Voici une Salomé qui renouvelle notre perception du personnage. Ici pas d'orientalisme, ni d'arrière-fond historique sur fond de première guerre mondiale, mais une large réflexion sur les causes et les origines de la violence.
Bien sûr, cette interprétation laissera sur leur faim tous les amateurs d'une Salomé décadente. L'érotisme est ici perçu comme un jeu d'enfant froid, et les personnages secondaires se rapprochent plus de marionnettes qu'à d'authentiques protagonistes. C'est que nous sommes dans la tête d'une fillette traumatisée. Le spectacle affronte l'inceste sans vulgarité, et dédouble Salomé en six petites filles, toutes en nattes blondes pareilles à des personnages du film Le Village des Damnés. La Danse des Sept Voiles montrera ainsi la douloureuse recherche de l'amour d'un enfant à différents âges de la vie. Et c'est un traumatisme sans cesse reconfiguré que Salomé revit à la table du dîner entouré de ses parents.

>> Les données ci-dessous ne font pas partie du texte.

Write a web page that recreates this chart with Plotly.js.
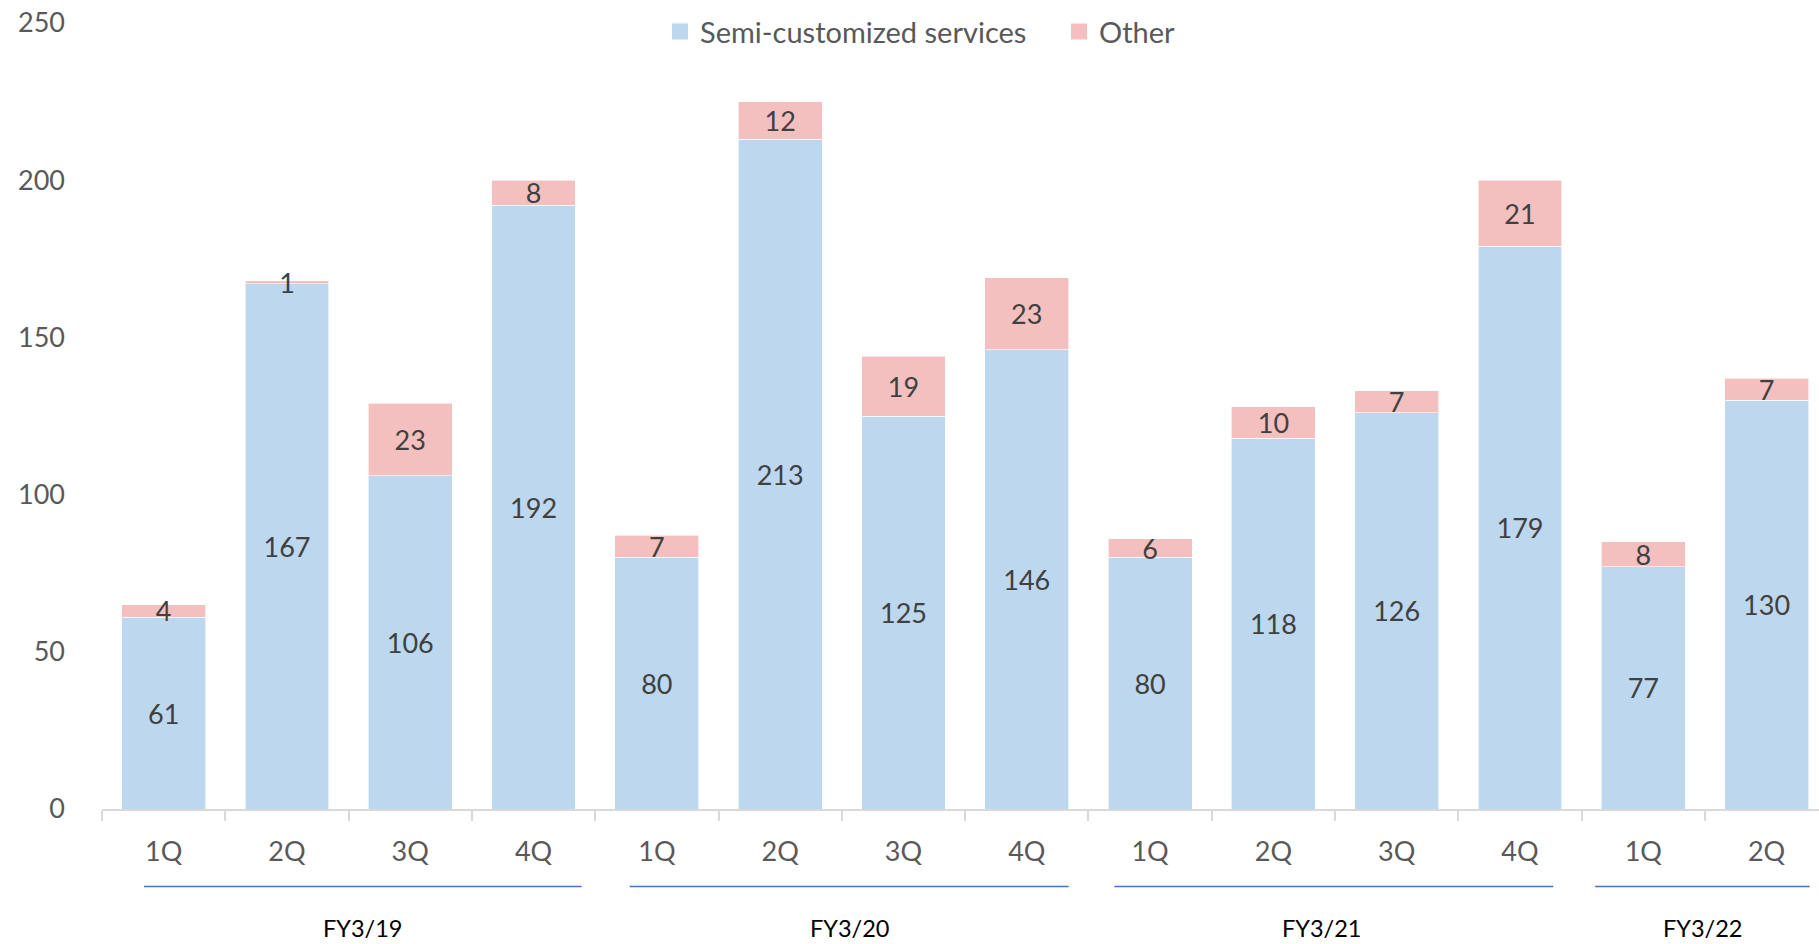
<!DOCTYPE html>
<html>
<head>
<meta charset="utf-8">
<script src="https://cdn.plot.ly/plotly-3.0.1.min.js"></script>
<style>html,body{margin:0;padding:0;background:#fff;}#chart{width:1819px;height:944px;}</style>
</head>
<body>
<div id="chart"></div>
<script>
// ---- data ----
const quarters = ['1Q','2Q','3Q','4Q','1Q','2Q','3Q','4Q','1Q','2Q','3Q','4Q','1Q','2Q'];
const fiscalYears = ['FY3/19','FY3/20','FY3/21','FY3/22'];
const quartersPerYear = [4, 4, 4, 2];
const semiCustomized = [61, 167, 106, 192, 80, 213, 125, 146, 80, 118, 126, 179, 77, 130];
const other = [4, 1, 23, 8, 7, 12, 19, 23, 6, 10, 7, 21, 8, 7];
const seriesNames = ['Semi-customized services', 'Other'];
const yTicks = [0, 50, 100, 150, 200, 250];

// ---- layout helpers (styling / positions only) ----
const FONT = 'Lato, "Open Sans", sans-serif';
const COLORS = ['#BDD7EE', '#F4C0BF'];
const idx = quarters.map((_, i) => i);
const boundaries = quarters.map((_, i) => i - 0.5).concat([quarters.length - 0.5]);
const lineInsets = [[0.34, 0.11], [0.28, 0.16], [0.21, 0.23], [0.11, 0.15]];
const labelShift = [0, 0, -0.1, 0];

const shapes = [];
const annotations = [];
let start = 0;
fiscalYears.forEach((fy, g) => {
  const n = quartersPerYear[g];
  const x0 = start - 0.5 + lineInsets[g][0];
  const x1 = start + n - 0.5 - lineInsets[g][1];
  shapes.push({type: 'line', xref: 'x', yref: 'paper', x0: x0, x1: x1, y0: -0.0985, y1: -0.0985,
               line: {color: '#4472C4', width: 1.5}});
  annotations.push({xref: 'x', yref: 'paper', x: (x0 + x1) / 2 + labelShift[g], y: -0.152, text: fy, showarrow: false,
                    xanchor: 'center', yanchor: 'middle', font: {family: FONT, size: 23.5, color: '#000000'}});
  start += n;
});

const series = [semiCustomized, other];
const traces = [];
series.forEach((vals, s) => {
  traces.push({type: 'bar', name: seriesNames[s], x: idx, y: vals, text: vals.map(String),
    textposition: 'inside', insidetextanchor: 'middle', textangle: 0, cliponaxis: false,
    textfont: {family: FONT, size: 27, color: '#404040'}, showlegend: false, legendgroup: 'g' + s,
    marker: {color: COLORS[s], line: {color: '#ffffff', width: 0.6}}, hoverinfo: 'y+name'});
});
// legend entries with larger square swatches
series.forEach((vals, s) => {
  traces.push({type: 'scatter', mode: 'markers', name: seriesNames[s], x: [null], y: [null],
    legendgroup: 'g' + s, showlegend: true, hoverinfo: 'skip',
    marker: {symbol: 'square', size: 19, color: COLORS[s]}});
});

const layout = {
  width: 1819, height: 944,
  margin: {l: 102, r: 0, t: 23, b: 135, pad: 0},
  paper_bgcolor: '#ffffff', plot_bgcolor: '#ffffff',
  barmode: 'stack', bargap: 0.32,
  showlegend: true,
  legend: {orientation: 'h', x: 0.325, xanchor: 'left', y: 0.989, yanchor: 'middle',
           entrywidth: 354, entrywidthmode: 'pixels',
           font: {family: FONT, size: 29, color: '#595959'}, traceorder: 'normal',
           itemclick: false, itemdoubleclick: false},
  uniformtext: {mode: 'show', minsize: 27},
  font: {family: FONT},
  xaxis: {
    type: 'linear', range: [-0.5, 13.425], fixedrange: true,
    tickmode: 'array', tickvals: idx, ticktext: quarters, ticks: '',
    tickfont: {family: FONT, size: 27, color: '#595959'}, ticklabelstandoff: 18,
    showgrid: false, zeroline: false,
    showline: true, linecolor: '#D9D9D9', linewidth: 2,
    minor: {tickmode: 'array', tickvals: boundaries, ticks: 'outside', ticklen: 10, tickwidth: 2,
            tickcolor: '#D9D9D9', showgrid: false}
  },
  yaxis: {
    range: [0, 250], fixedrange: true, tickmode: 'array', tickvals: yTicks,
    showgrid: false, zeroline: false, showline: false, ticks: '',
    tickfont: {family: FONT, size: 27, color: '#595959'}, ticklabelstandoff: 36
  },
  shapes: shapes,
  annotations: annotations
};

Plotly.newPlot('chart', traces, layout, {displayModeBar: false, responsive: false, staticPlot: false});
</script>
</body>
</html>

Salome © 2016, Monika Rittershaus
Hérode et Iokanaan sont ici habillés et maquillés de la même façon. Ce procédé psychanalytique pourrait être grossier, il est traité de façon très subtile par le metteur en scène Claus Guth (dont les spectateurs de l'Opéra de Paris apprécient en ce moment Lohengrin). Beaucoup de sentiments passent : la détresse, la folie et surtout la déshumanisation progressive d'une femme, qui traite les êtres qui l'entourent comme elle a été traitée elle-même. Les décors uniques recèlent d'impressionnantes possibilités, puisque d'un début fantasmagorique, la scène s'ouvre petit à petit et se transforme en rayon d'un grand magasin façon Samaritaine. C'est dans ce jeu entre fantasmagorie et réalisme, bourreau et victime que le spectacle fascine par sa polysémie dramaturgique et émotionnelle. Un modèle d'interprétation de l'œuvre sans provocation inutile ni appropriation intempestive des intentions du livret.
Musicalement, l'Orchestre de la Deutsche Oper sonne glorieusement. Attentif à ne pas couvrir les voix, le chef suisse Stefan Blunier (qui, pour la série de janvier, remplace Jeffrey Tate) réussit les terribles paroxysmes de la musique de Strauss. Vocalement, la Deutsche Oper offre une troupe solide, notamment le Iokanaan de John Lundgren, et l'Herodias de Jeanne-Michèle Charbonnet au timbre élimé mais à la présence scénique convaincante. Dans le rôle-titre, l'Anglaise Allison Oakes livre une prestation tout à fait honorable : sa fraîcheur juvénile permet une Salomé qui chante et ne hurle pas, et si le monologue final (face à la tête décapitée de Iokanaan, rappelons-le) accuse une sérieuse baisse de régime, l'interprétation est tout à fait à la hauteur des enjeux de la mise en scène. Mais c'est le ténor belge Thomas Blondelle qui emporte le morceau : drolatique, grimaçant, solaire, son Hérode témoigne d'une versatilité vocale et d'un sens du show époustouflants.